I have watched many an episode of House Hunters on HGTV where the individuals looking for a new home want a space for a home office. Oftentimes they also express desires that seem a little less reasonable such as having acres of land while living in a big city, but that’s not the topic for today. We are talking about home office tax deductions.

Growing up, my father had an office in our home, and now, in my home, we have an office space. Whether it’s because you are self-employed, work remotely, or just want to have a space in your home for paying bills the home office space is an important feature in many people’s homes.

You may have heard of home office tax deductions before, or you may not have. You might be a little wary, unsure if your workspace qualifies, or have absolutely no idea where to begin. Read on to learn about if your home office qualifies for a deduction on your 2018 tax return, and how to file for it.

A Quick Overview of Home Office Tax Deductions

Individuals who are self-employed can deduct home office expenses on their 2018 tax returns. In years past, employees who worked remotely on occasion were also able to deduct home office expenses on Schedule A, but that is not the case this year. Due to 2017’s Tax Cuts and Jobs Act, unreimbursed job expenses for w2 employees, including home office expenses, are no longer able to be deducted.

I work for myself…What kind of home office do I need to qualify for a tax deduction?

Self-employed individuals looking to take advantage of these tax deductions may wonder what exactly constitutes as a home office. Here is the official IRS ruling, the home office must be used “Exclusively and regularly as your principal place of business.” This means that if you pull your laptop into your bed each morning and work from there, you cannot consider that a home office space to qualify for a deduction.
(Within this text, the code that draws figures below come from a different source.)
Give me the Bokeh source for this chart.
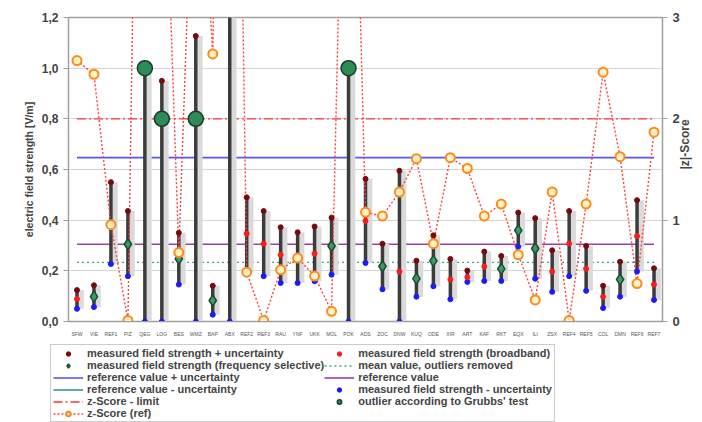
import math
from bokeh.plotting import figure
from bokeh.layouts import column
from bokeh.models import (Range1d, LinearAxis, FixedTicker, CustomJSTickFormatter,
                          Legend, LegendItem, ColumnDataSource, FactorRange)
from bokeh.transform import dodge
from bokeh.embed import file_html
from bokeh.resources import INLINE

NaN = float("nan")

cats = ["SFW", "VIE", "REF1", "PIZ", "QEG", "LOG", "BES", "WMZ", "BAP", "ABX",
        "REF2", "REF3", "RAU", "YNF", "UKK", "MOL", "POK", "ADS", "ZOC", "DNW",
        "KUQ", "ODE", "XIR", "ART", "KAF", "RKT", "EQX", "ILI", "ZSX", "REF4",
        "REF5", "COL", "DMN", "REF6", "REF7"]

upper = [0.124, 0.143, 0.55, 0.436, 1.0, 0.95, 0.35, 1.127, 0.141, 1.5,
         0.49, 0.436, 0.372, 0.352, 0.375, 0.41, 1.0, 0.563, 0.307, 0.595,
         0.24, 0.34, 0.247, 0.201, 0.276, 0.259, 0.43, 0.408, 0.281, 0.436,
         0.298, 0.141, 0.236, 0.479, 0.21]
lower = [0.05, 0.057, 0.227, 0.179, 0.0, 0.0, 0.146, 0.0, 0.027, 0.0,
         0.195, 0.179, 0.152, 0.152, 0.159, 0.185, 0.0, 0.231, 0.127, 0.0,
         0.098, 0.139, 0.088, 0.156, 0.16, 0.16, 0.295, 0.169, 0.117, 0.179,
         0.121, 0.053, 0.098, 0.197, 0.085]
broadband = [0.089, NaN, 0.385, NaN, NaN, NaN, NaN, NaN, NaN, NaN,
             0.347, 0.307, 0.263, 0.25, 0.268, NaN, NaN, 0.397, NaN, 0.197,
             NaN, NaN, 0.166, 0.175, 0.217, NaN, NaN, NaN, 0.197, 0.308,
             0.208, 0.098, NaN, 0.337, 0.146]
freq_sel = [NaN, 0.098, NaN, 0.305, NaN, NaN, 0.247, NaN, 0.083, NaN,
            NaN, NaN, NaN, NaN, NaN, 0.298, NaN, NaN, 0.218, NaN,
            0.169, 0.239, NaN, NaN, NaN, 0.208, 0.36, 0.288, NaN, NaN,
            NaN, NaN, 0.166, NaN, NaN]
outlier = [NaN, NaN, NaN, NaN, 1.0, 0.8, NaN, 0.8, NaN, NaN,
           NaN, NaN, NaN, NaN, NaN, NaN, 1.0, NaN, NaN, NaN,
           NaN, NaN, NaN, NaN, NaN, NaN, NaN, NaN, NaN, NaN,
           NaN, NaN, NaN, NaN, NaN]
zscore = [2.575, 2.44, 0.955, 0.01, 10.9, 5.6, 0.68, 5.5, 2.64, 12.0,
          0.487, 0.01, 0.51, 0.626, 0.448, 0.1, 7.5, 1.077, 1.04, 1.278,
          1.607, 0.768, 1.617, 1.51, 1.04, 1.159, 0.658, 0.213, 1.278, 0.01,
          1.159, 2.46, 1.626, 0.374, 1.868]

ref_value = 0.305
ref_plus = 0.647
ref_minus = -0.03
mean_wo_outliers = 0.233
z_limit = 2.0

y_ticks = [0.0, 0.2, 0.4, 0.6, 0.8, 1.0, 1.2]
z_ticks = [0, 1, 2, 3]

FONT = "Liberation Sans"

# styles
S_PLUS = dict(line_color="#5555ff", line_width=1.6)
S_MINUS = dict(line_color="#339999", line_width=1.6)
S_REF = dict(line_color="#9a3fa8", line_width=1.6)
S_MEAN = dict(line_color="#3aaa7a", line_width=1.3, line_dash="2 3")
S_LIM = dict(line_color="#ff3333", line_width=1.3, line_dash="9 3 2 3")
S_ZLINE = dict(line_color="#ff4040", line_width=1.4, line_dash="2 2")
S_UP = dict(marker="circle", size=5, fill_color="#7a0a0a", line_color="#7a0a0a")
S_LO = dict(marker="circle", size=5, fill_color="#1a1aff", line_color="#1a1aff")
S_BB = dict(marker="circle", size=5, fill_color="#ff1a1a", line_color="#ff1a1a")
S_FS = dict(marker="diamond", size=11, fill_color="#3c9a66", line_color="#1d4a30", line_width=1.5)
S_OUT = dict(marker="circle", size=15, fill_color="#2e8b57", line_color="#173d28", line_width=1.5)
S_Z = dict(marker="circle", size=9, fill_color="#fff2c4", line_color="#ff8a1a", line_width=2)

src = ColumnDataSource(dict(cat=cats, upper=upper, lower=lower, broadband=broadband,
                            freq_sel=freq_sel, outlier=outlier, z=zscore))

p = figure(width=702, height=339, x_range=FactorRange(*cats, range_padding=0),
           y_range=Range1d(0, 1.2), output_backend="svg", toolbar_location=None,
           min_border_left=68, min_border_right=40, min_border_top=17,
           min_border_bottom=12)
p.extra_y_ranges = {"z": Range1d(0, 3)}

p.outline_line_color = "#a0a0a0"
p.outline_line_width = 1.5
p.xgrid.grid_line_color = None
p.ygrid.ticker = FixedTicker(ticks=y_ticks)
p.ygrid.grid_line_color = "#d4d4d4"

# axes
p.yaxis.ticker = FixedTicker(ticks=y_ticks)
p.yaxis.formatter = CustomJSTickFormatter(code="return tick.toFixed(1).replace('.', ',');")
p.yaxis.axis_label = "electric field strength [V/m]"
p.yaxis.axis_label_text_font = FONT
p.yaxis.axis_label_text_font_style = "bold"
p.yaxis.axis_label_text_font_size = "10.5px"
p.yaxis.axis_label_standoff = 4
p.yaxis.major_label_text_font = FONT
p.yaxis.major_label_text_font_style = "bold"
p.yaxis.major_label_text_font_size = "12px"
p.yaxis.axis_line_color = "#a0a0a0"
p.yaxis.major_tick_line_color = "#a0a0a0"
p.yaxis.major_tick_out = 5
p.yaxis.major_tick_in = 0
p.yaxis.minor_tick_line_color = None

p.xaxis.major_label_text_font = FONT
p.xaxis.major_label_text_font_size = "5px"
p.xaxis.major_label_text_color = "#555555"
p.xaxis.axis_line_color = "#a0a0a0"
p.xaxis.major_tick_line_color = None
p.xaxis.major_label_standoff = 3

zaxis = LinearAxis(y_range_name="z", ticker=FixedTicker(ticks=z_ticks),
                   axis_label="|z|-Score")
zaxis.axis_label_text_font = FONT
zaxis.axis_label_text_font_style = "bold"
zaxis.axis_label_text_font_size = "12px"
zaxis.axis_label_standoff = 2
zaxis.axis_label_orientation = math.pi / 2
zaxis.major_label_text_font = FONT
zaxis.major_label_text_font_style = "bold"
zaxis.major_label_text_font_size = "13px"
zaxis.axis_line_color = "#a0a0a0"
zaxis.major_tick_line_color = "#a0a0a0"
zaxis.major_tick_out = 5
zaxis.major_tick_in = 0
zaxis.minor_tick_line_color = None
p.add_layout(zaxis, "right")

# reference lines
first, last = cats[0], cats[-1]
p.segment(x0=[first], x1=[last], y0=[ref_plus], y1=[ref_plus], **S_PLUS)
p.segment(x0=[first], x1=[last], y0=[ref_minus], y1=[ref_minus], **S_MINUS)
p.segment(x0=[first], x1=[last], y0=[ref_value], y1=[ref_value], **S_REF)
p.segment(x0=[first], x1=[last], y0=[mean_wo_outliers], y1=[mean_wo_outliers], **S_MEAN)
p.segment(x0=[first], x1=[last], y0=[z_limit], y1=[z_limit], y_range_name="z", **S_LIM)

# bars
p.vbar(x=dodge("cat", 0.2, range=p.x_range), width=0.4, top="upper", bottom="lower",
       fill_color="#dadada", line_color=None, source=src)
p.segment(x0="cat", y0="lower", x1="cat", y1="upper", line_color="#3c3c3c",
          line_width=3.5, source=src)

# z-score line
p.line(x="cat", y="z", y_range_name="z", source=src, **S_ZLINE)

# markers
p.scatter(x="cat", y="upper", source=src, **S_UP)
p.scatter(x="cat", y="lower", source=src, **S_LO)
p.scatter(x="cat", y="broadband", source=src, **S_BB)
p.scatter(x="cat", y="freq_sel", source=src, **S_FS)
p.scatter(x="cat", y="outlier", source=src, **S_OUT)
p.scatter(x="cat", y="z", y_range_name="z", source=src, **S_Z)

# legend panel (separate figure below the chart; sample glyphs lie outside its ranges)
q = figure(width=702, height=83, x_range=Range1d(0, 1), y_range=Range1d(0, 1),
           output_backend="svg", toolbar_location=None, x_axis_type=None,
           y_axis_type=None, min_border=0)
q.outline_line_color = None
q.xgrid.grid_line_color = None
q.ygrid.grid_line_color = None
e = lambda: ColumnDataSource(dict(x=[-5, -4], y=[-5, -4]))
l_up = q.scatter(x="x", y="y", source=e(), **S_UP)
l_fs = q.scatter(x="x", y="y", source=e(), **S_FS)
l_plus = q.line(x="x", y="y", source=e(), **S_PLUS)
l_minus = q.line(x="x", y="y", source=e(), **S_MINUS)
l_lim = q.line(x="x", y="y", source=e(), **S_LIM)
l_zl = q.line(x="x", y="y", source=e(), **S_ZLINE)
l_z = q.scatter(x="x", y="y", source=e(), **S_Z)
l_bb = q.scatter(x="x", y="y", source=e(), **S_BB)
l_mean = q.line(x="x", y="y", source=e(), **S_MEAN)
l_ref = q.line(x="x", y="y", source=e(), **S_REF)
l_lo = q.scatter(x="x", y="y", source=e(), **S_LO)
l_out = q.scatter(x="x", y="y", source=e(), **S_OUT)

items = [
    LegendItem(label="measured field strength + uncertainty", renderers=[l_up]),
    LegendItem(label="measured field strength (frequency selective)", renderers=[l_fs]),
    LegendItem(label="reference value + uncertainty", renderers=[l_plus]),
    LegendItem(label="reference value - uncertainty", renderers=[l_minus]),
    LegendItem(label="z-Score - limit", renderers=[l_lim]),
    LegendItem(label="z-Score (ref)", renderers=[l_zl, l_z]),
    LegendItem(label="measured field strength (broadband)", renderers=[l_bb]),
    LegendItem(label="mean value, outliers removed", renderers=[l_mean]),
    LegendItem(label="reference value", renderers=[l_ref]),
    LegendItem(label="measured field strength - uncertainty", renderers=[l_lo]),
    LegendItem(label="outlier according to Grubbs' test", renderers=[l_out]),
]
legend = Legend(items=items, location=(50, 0), nrows=6,
                label_text_font=FONT, label_text_font_style="bold",
                label_text_font_size="11px", label_height=11, glyph_height=11,
                glyph_width=30, label_standoff=4, spacing=0, padding=2, margin=0,
                border_line_color="#999999", background_fill_alpha=1.0)
q.add_layout(legend, "center")

open("out.html", "w").write(file_html(column(p, column(q, spacing=0), spacing=0), INLINE))
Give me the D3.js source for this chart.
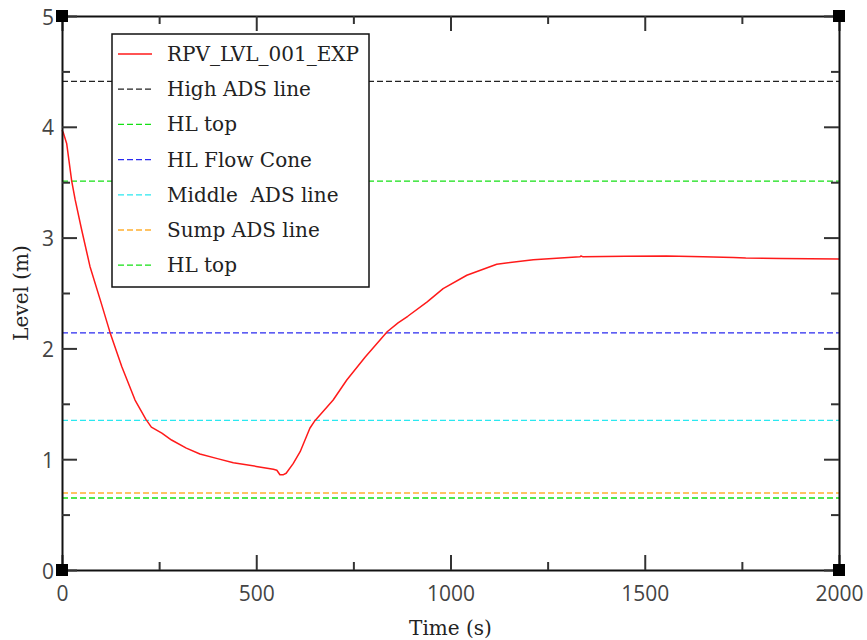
<!DOCTYPE html>
<html>
<head>
<meta charset="utf-8">
<script src="https://cdn.jsdelivr.net/npm/d3@7"></script>
<style>
  html, body { margin: 0; padding: 0; background: #fff; }
  svg { display: block; }
</style>
</head>
<body>
<svg id="chart" width="867" height="640"></svg>
<script>
// Measured RPV level (m) versus time (s)
const timeS = [0, 3, 12, 25, 34, 50, 72, 100, 124, 154, 188, 216, 230, 257, 282, 320, 355, 400, 441, 500, 544, 553, 561, 570, 577, 595, 613, 638, 651, 698, 733, 780, 837, 865, 890, 940, 981, 1042, 1119, 1213, 1333, 1336, 1340, 1450, 1556, 1620, 1650, 1728, 1760, 1850, 2000];
const levelM = [3.97, 3.95, 3.85, 3.51, 3.34, 3.08, 2.74, 2.42, 2.14, 1.835, 1.534, 1.36, 1.29, 1.236, 1.173, 1.10, 1.047, 1.005, 0.968, 0.935, 0.909, 0.90, 0.86, 0.86, 0.873, 0.96, 1.068, 1.279, 1.348, 1.534, 1.715, 1.92, 2.15, 2.23, 2.29, 2.42, 2.54, 2.66, 2.76, 2.80, 2.827, 2.834, 2.828, 2.832, 2.834, 2.83, 2.828, 2.82, 2.815, 2.812, 2.806];

// Reference levels (m)
const refNames  = ["High ADS line", "HL top", "HL Flow Cone", "Middle  ADS line", "Sump ADS line", "HL top"];
const refLevels = [4.41, 3.51, 2.14, 1.35, 0.695, 0.65];
const refColors = ["#222222", "#14e014", "#2a2af0", "#2ae8f0", "#ffb030", "#14e014"];

const seriesName = "RPV_LVL_001_EXP";
const seriesColor = "#ff1a1a";

const xTicks = [0, 500, 1000, 1500, 2000];
const xMinor = [250, 750, 1250, 1750];
const yTicks = [0, 1, 2, 3, 4, 5];
const yMinor = [0.5, 1.5, 2.5, 3.5, 4.5];

const svg = d3.select("#chart");
const padL = 62, padR = 839, padT = 16, padB = 570;

const x = d3.scaleLinear().domain([0, 2000]).range([padL, padR]);
const y = d3.scaleLinear().domain([0, 5]).range([padB, padT]);

const serif = "'DejaVu Serif', serif";
const sans = "'Open Sans', 'Noto Sans', sans-serif";

// Reference level lines
const refG = svg.append("g");
refLevels.forEach((v, i) => {
  refG.append("line")
    .attr("x1", x(0)).attr("x2", x(2000))
    .attr("y1", y(v)).attr("y2", y(v))
    .attr("stroke", refColors[i]).attr("stroke-width", 1.3)
    .attr("stroke-dasharray", "6,3");
});

// Measured level curve
const line = d3.line().x((d, i) => x(timeS[i])).y((d, i) => y(levelM[i]));
svg.append("path")
  .datum(levelM)
  .attr("d", line)
  .attr("fill", "none")
  .attr("stroke", seriesColor)
  .attr("stroke-width", 1.5)
  .attr("stroke-linejoin", "round");

// Axes: frame on all four sides with inward ticks
function styleAxis(g) {
  g.select(".domain").attr("stroke", "#111").attr("stroke-width", 2);
  g.selectAll(".tick line").attr("stroke", "#333").attr("stroke-width", 2);
}
function addAxis(axisFn, scale, translate, ticks, minor, labels) {
  const major = svg.append("g").attr("transform", translate)
    .call(axisFn(scale).tickValues(ticks).tickSizeInner(-15).tickSizeOuter(0).tickPadding(labels ? 22 : 0)
      .tickFormat(labels ? d3.format("d") : () => ""));
  styleAxis(major);
  const mn = svg.append("g").attr("transform", translate)
    .call(axisFn(scale).tickValues(minor).tickSizeInner(-8).tickSizeOuter(0).tickFormat(() => ""));
  styleAxis(mn);
  mn.select(".domain").remove();
  return major;
}
const gBottom = addAxis(d3.axisBottom, x, `translate(0,${padB})`, xTicks, xMinor, true);
addAxis(d3.axisTop, x, `translate(0,${padT})`, xTicks, xMinor, false);
const gLeft = addAxis(d3.axisLeft, y, `translate(${padL},0)`, yTicks, yMinor, true);
addAxis(d3.axisRight, y, `translate(${padR},0)`, yTicks, yMinor, false);

gBottom.selectAll(".tick text")
  .attr("font-family", sans).attr("font-size", 21).attr("fill", "#444")
  .attr("y", 0).attr("dy", 0)
  .attr("transform", "translate(0,31)");
gLeft.selectAll(".tick text")
  .attr("font-family", sans).attr("font-size", 21).attr("fill", "#444")
  .attr("x", -8).attr("dy", 0)
  .attr("transform", "translate(0,8)");

// Corner markers
const corners = [[padL, padT], [padR, padT], [padL, padB], [padR, padB]];
svg.append("g").selectAll("rect").data(corners).join("rect")
  .attr("x", d => d[0] - 6).attr("y", d => d[1] - 6)
  .attr("width", 12).attr("height", 12)
  .attr("fill", "#000");

// Axis titles
svg.append("text")
  .attr("x", (padL + padR) / 2).attr("y", 635)
  .attr("text-anchor", "middle")
  .attr("font-family", serif).attr("font-size", 20).attr("fill", "#222")
  .text("Time (s)");
svg.append("text")
  .attr("transform", `translate(28,${(padT + padB) / 2}) rotate(-90)`)
  .attr("text-anchor", "middle")
  .attr("font-family", serif).attr("font-size", 20).attr("fill", "#222")
  .text("Level (m)");

// Legend
const legendItems = [{ name: seriesName, color: seriesColor, dash: null }]
  .concat(refNames.map((n, i) => ({ name: n, color: refColors[i], dash: "6,3" })));
const lg = svg.append("g");
lg.append("rect")
  .attr("x", 112).attr("y", 34).attr("width", 257).attr("height", 253)
  .attr("fill", "#fff").attr("stroke", "#111").attr("stroke-width", 1.5);
legendItems.forEach((d, i) => {
  const cy = 54 + i * 35.2;
  lg.append("line")
    .attr("x1", 118).attr("x2", 152).attr("y1", cy).attr("y2", cy)
    .attr("stroke", d.color).attr("stroke-width", d.dash ? 1.3 : 1.5)
    .attr("stroke-dasharray", d.dash);
  lg.append("text")
    .attr("x", 167).attr("y", cy + 7)
    .attr("font-family", serif).attr("font-size", 20).attr("fill", "#222")
    .style("white-space", "pre")
    .text(d.name);
});
</script>
</body>
</html>
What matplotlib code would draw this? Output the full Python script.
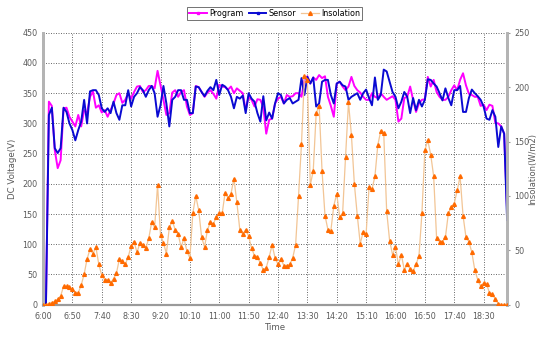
import numpy as np
import pandas as pd
import matplotlib
matplotlib.use("Agg")
import matplotlib.pyplot as plt
from matplotlib.lines import Line2D

# 5-minute samples, 6:00 .. 19:10
times = [t.strftime("%H:%M").lstrip("0") for t in
         pd.date_range("2000-01-01 06:00", periods=159, freq="5min")]

program = [
    0, 0, 336, 329, 256, 226, 239, 325, 326, 311, 303, 295, 314, 295, 322, 317, 344, 353, 326, 330,
    318, 322, 311, 322, 333, 347, 350,
    334, 339, 350, 341, 352, 361, 362, 352, 355, 362, 362, 358, 387, 363, 339, 314, 317, 351, 355, 344,
    352, 355, 328, 314, 317, 362, 360, 352, 344, 351, 355, 349, 341, 364, 361, 360, 356, 361, 350, 358,
    354, 350, 322, 344, 339, 328, 340, 339, 327, 283, 306,
    308, 333, 341, 344, 333, 347, 344, 345, 350, 350, 344, 372, 378, 366, 376, 372, 380, 375, 378, 344,
    329, 311, 366, 369, 361, 355, 361, 377, 362, 355, 351, 344, 339, 339, 350, 344, 342, 350, 344, 339,
    342, 345, 339, 303, 308, 342, 344, 361, 339, 319, 333, 339, 340, 377, 361, 372, 352, 344, 339, 339,
    344, 355, 363, 355, 372, 383, 363, 349, 347, 344, 344, 329, 331, 322, 331, 329, 301, 300, 295, 283,
    157,
]

sensor = [
    0, 0, 314, 326, 259, 251, 259, 326, 319, 300, 289, 272, 289, 303, 339, 300, 353, 355, 355, 347,
    325, 319, 325, 317, 336, 317, 306,
    330, 330, 355, 328, 344, 350, 360, 355, 344, 355, 362, 350, 311, 330, 362, 333, 295, 339, 344, 355,
    355, 339, 339, 317, 317, 361, 360, 352, 345, 354, 360, 355, 372, 347, 364, 361, 355, 344, 325, 344,
    341, 346, 317, 350, 341, 336, 317, 303, 345, 305, 318,
    308, 333, 350, 347, 333, 339, 342, 333, 336, 339, 375, 347, 377, 366, 376, 328, 333, 369, 372, 372,
    347, 333, 366, 369, 363, 361, 339, 344, 347, 350, 339, 350, 356, 342, 330, 376, 339, 347, 389, 386,
    369, 352, 344, 325, 336, 352, 344, 317, 342, 322, 339, 328, 339, 373, 372, 366, 361, 350, 338, 358,
    342, 330, 355, 355, 362, 319, 319, 342, 356, 350, 345, 339, 328, 308, 306, 322, 311, 261, 295, 283,
    140,
]

# W/m2 (right axis)
insolation = [
    0, 0, 1, 2, 3, 5, 8, 17, 17, 16, 14, 11, 11, 18, 28, 42, 51, 47, 53, 37,
    27, 23, 23, 20, 24, 29, 42, 40, 37, 44, 54, 58, 48, 57, 55, 52, 61, 76, 71, 110,
    64, 57, 47, 71, 77, 69, 65, 53, 61, 49, 43,
    84, 100, 87, 62, 53, 69, 76, 74, 81, 84, 84, 103, 98, 102, 116, 94, 69, 65, 69, 63,
    52, 45, 44, 38, 32, 34, 44, 55, 43,
    37, 42, 36, 36, 37, 43, 55, 100, 148, 210, 207, 110, 123, 176, 183, 123, 82, 69, 68, 91,
    102, 81, 84, 136, 186, 156,
    111, 82, 56, 67, 65, 108, 106, 118, 147, 160, 158, 86, 59, 46, 53, 37, 46, 32, 37, 33,
    31, 37, 45, 84, 142, 151, 138,
    118, 61, 58, 58, 62, 84, 90, 93, 105, 118, 82, 62, 58, 48, 32, 23, 17, 20, 19, 11,
    10, 5, 1, 0, 0, 0,
]

tick_labels = ["6:00", "6:50", "7:40", "8:30", "9:20", "10:10", "11:00", "11:50",
               "12:40", "13:30", "14:20", "15:10", "16:00", "16:50", "17:40", "18:30"]

MAGENTA = "#ff00ff"
BLUE = "#0a0ad2"
ORANGE_LINE = "#f2c595"
ORANGE_MK = "#ff6a00"
TXT = "#5a5a5a"

x = np.arange(len(times))

fig = plt.figure(figsize=(5.39, 3.37), dpi=100)
ax = fig.add_axes([0.0798, 0.0958, 0.861, 0.807])
ax2 = ax.twinx()

ax.plot(x, program, color=MAGENTA, lw=1.4, zorder=3)
ax.plot(x, sensor, color=BLUE, lw=1.4, zorder=4)
ax2.plot(x, insolation, color=ORANGE_LINE, lw=0.9, marker="^", ms=2.7,
         mfc=ORANGE_MK, mec=ORANGE_MK, zorder=5)

ax.set_xlim(0, len(times) - 1)
ax.set_ylim(0, 450)
ax2.set_ylim(0, 250)
ax.set_yticks(np.arange(0, 451, 50))
ax2.set_yticks(np.arange(0, 251, 50))
ax.set_xticks([times.index(t) for t in tick_labels])
ax.set_xticklabels(tick_labels)

ax.grid(True, color="#555555", lw=0.6, linestyle=(0, (1.2, 1.8)))
ax.set_axisbelow(True)

for a in (ax, ax2):
    a.spines["top"].set_visible(False)
    a.spines["left"].set_color("#b4b4b4")
    a.spines["left"].set_linewidth(2)
    a.spines["right"].set_color("#b4b4b4")
    a.spines["right"].set_linewidth(2)
    a.spines["bottom"].set_color("#9a9a9a")
    a.spines["bottom"].set_linewidth(1.5)

ax.tick_params(axis="both", length=0, labelsize=5.8, labelcolor=TXT, pad=4)
ax.tick_params(axis="x", pad=5)
ax2.tick_params(axis="y", length=2, color="#999999", labelsize=5.8, labelcolor=TXT, pad=3)

ax.set_xlabel("Time", fontsize=6.2, color=TXT, labelpad=2)
ax.set_ylabel("DC Voltage(V)", fontsize=6.2, color=TXT, labelpad=4)
ax2.set_ylabel("Insolation(W/m2)", fontsize=6.0, color=TXT)
ax2.yaxis.set_label_coords(1.045, 0.5)

handles = [
    Line2D([], [], color=MAGENTA, lw=1.4, marker="s", ms=1.6, label="Program"),
    Line2D([], [], color=BLUE, lw=1.4, marker="s", ms=1.6, label="Sensor"),
    Line2D([], [], color=ORANGE_LINE, lw=0.9, marker="^", ms=2.7,
           mfc=ORANGE_MK, mec=ORANGE_MK, label="Insolation"),
]
leg = fig.legend(handles=handles, loc="center", bbox_to_anchor=(0.51, 0.96), ncol=3,
                 fontsize=5.8, frameon=True, fancybox=False, borderpad=0.25,
                 handlelength=2.2, handletextpad=0.3, columnspacing=0.6)
leg.get_frame().set_edgecolor("#333333")
leg.get_frame().set_linewidth(0.6)

fig.savefig("out.png", dpi=100)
The same goes for working from the living room couch or the kitchen table. In those situations your work zones are not being exclusively used for business purposes.

That said, you don’t need a fancy home office in order to qualify. In fact, it doesn’t even need to be partitioned off from the rest of the home. It just needs to be an identifiable space that is used on a regular basis for business purposes, and it cannot be used for any other reason. In-home day care facilities and business storage are two exceptions to this rule.

Take a look at the IRS Publication 587: Business Use of Your Home to learn more about qualifying for these home office tax deductions.

Home office tax deductions:  You don't need a fancy office in order to qualify for a deduction.

My home office qualifies…Now what?

They are two ways to figure out your deduction: using the actual expenses, or the simplified method. If you decide to go the actual expenses route you will need to categorize expenses into three separate categories: direct, indirect, or unrelated. Direct expenses pertain only to the business and the home office. Indirect expenses are expenses such as electricity or heat that pertain to the home as a whole and include the home office. Whereas, unrelated expenses do not pertain to the home office at all. Think buying a new lawn mower or installing a new sprinkler system. These categories will determine whether an expense is fully deductible, partially deductible, or not deductible at all.

Please read IRS Publication 587 for more in-depth details about using actual expenses as well as form and filing instructions.

That can get pretty tricky. So, the simplified method is just that…much simpler. Essentially you can have a deduction of $5 per sq. foot of the home office space, up to 300 sq. feet. If the home is used for rental use, you cannot use the simplified method.

I’ve heard that home office deductions lead to IRS audits, is that true?

Not necessarily. But, don’t be dumb about it. As tax expert Robert Wood states in an article for Forbes, “If you don’t have a solid home office claim with good records, don’t claim it. If your money-losing sole proprietorship is really just a hobby, treat it as such.” If you are on the fence about claiming something, most likely it should not be claimed.

Certain home-based businesses, such as day-cares are a different ball game. If you run an in-home day-care, make sure to learn all of the requirements of that particular situation.

Please make sure to familiarize with all of the IRS rules surrounding this and/or consult with a quality CPA prior to filing your tax return.  Remember, this is only a basic overview and your specific situation may look different.